I'm trying to prove (or disprove, although I think this is correct) that $$\mathcal{M}\models\forall x\phi\wedge\psi\implies\mathcal{M}\models\forall x(\phi\wedge\psi)$$
I think I was able to do so, but there are 2 parts of my proof where I'm a little skeptical it is correct. My proof goes as follows:
Assume that $\mathcal{M}\models\forall x\phi\wedge\psi$ this means that $\mathcal{M}\models\phi(x)$ for all interpretations of $x$ and $\mathcal{M}\models \psi$. If $x$ is not in the formula $\psi$, then $\mathcal{M}\models\forall x(\phi\wedge\psi)$.
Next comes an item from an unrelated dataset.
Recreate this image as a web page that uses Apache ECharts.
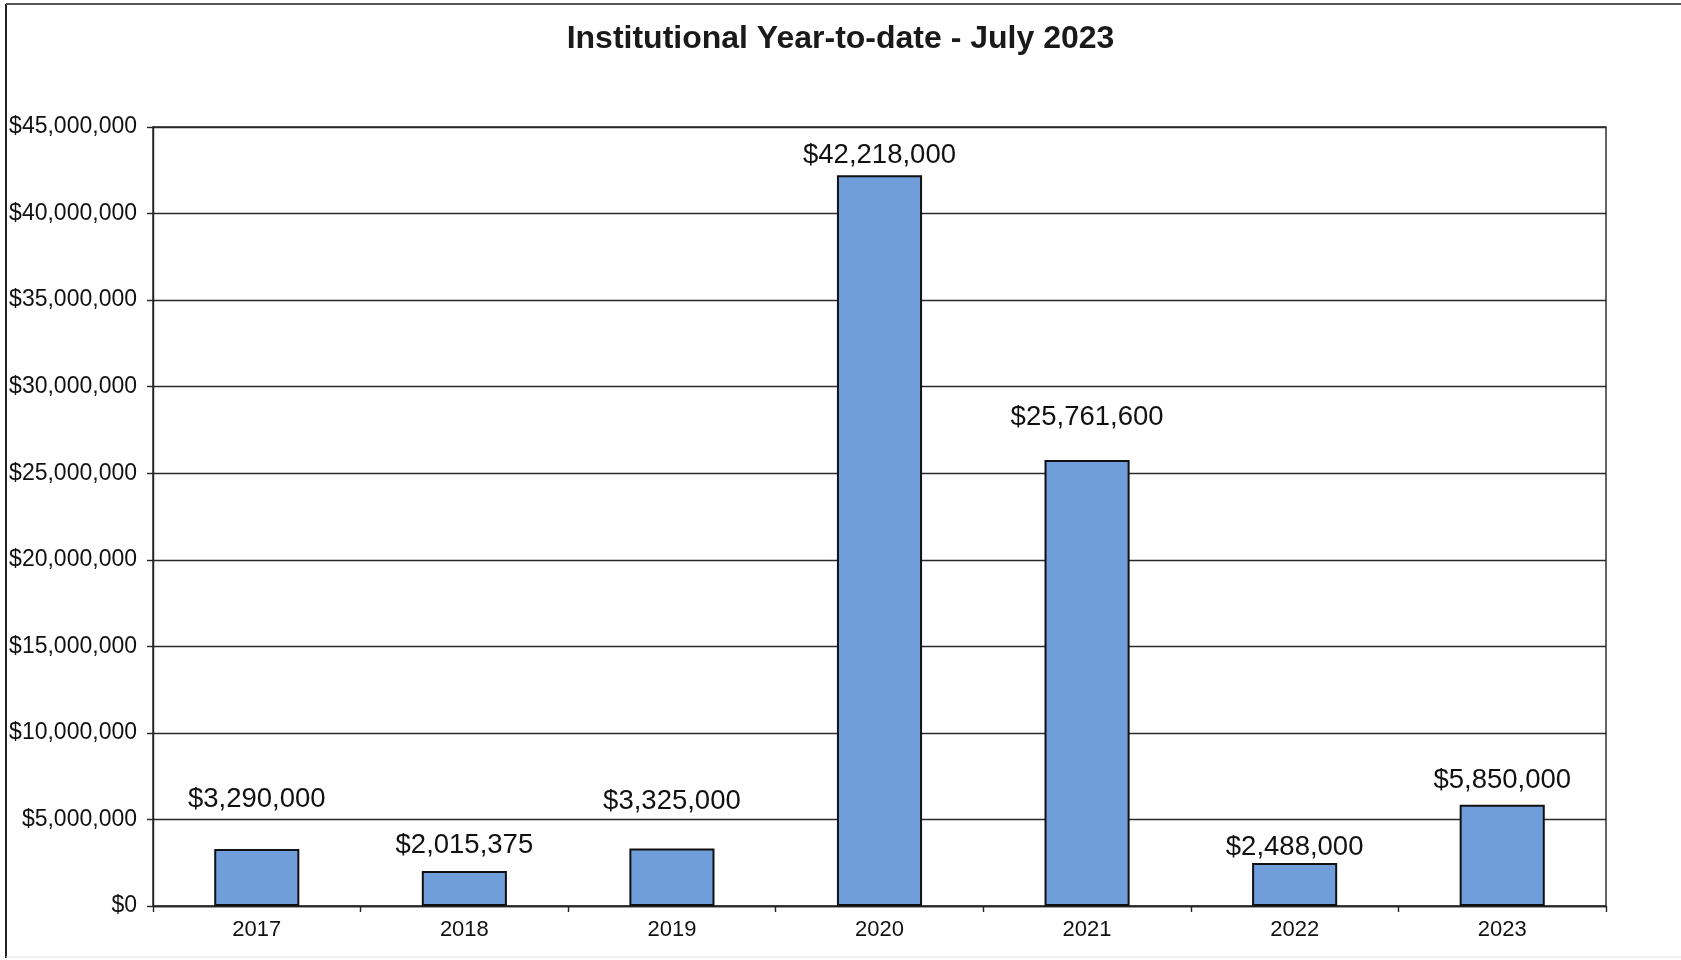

(1) if $x$ is in the formula $\psi$ change all it's ocuurences for a new variable $x'$ that is not in either $\psi$ or $\phi$ and get a new formula $\psi'$.
then $\mathcal M \models \psi\iff \mathcal M \models \psi'$ and, as such we have that $$\mathcal M\models\forall x(\phi\wedge\psi')$$ witch implies that $$\mathcal M\models\forall x(\phi\wedge\psi)$$ as the formulas $\psi$ and $\psi'$ are equivalent.
My question is, is this correct? I'm I allowed to just assume that $x$ is not in $\psi$ by doing (1)?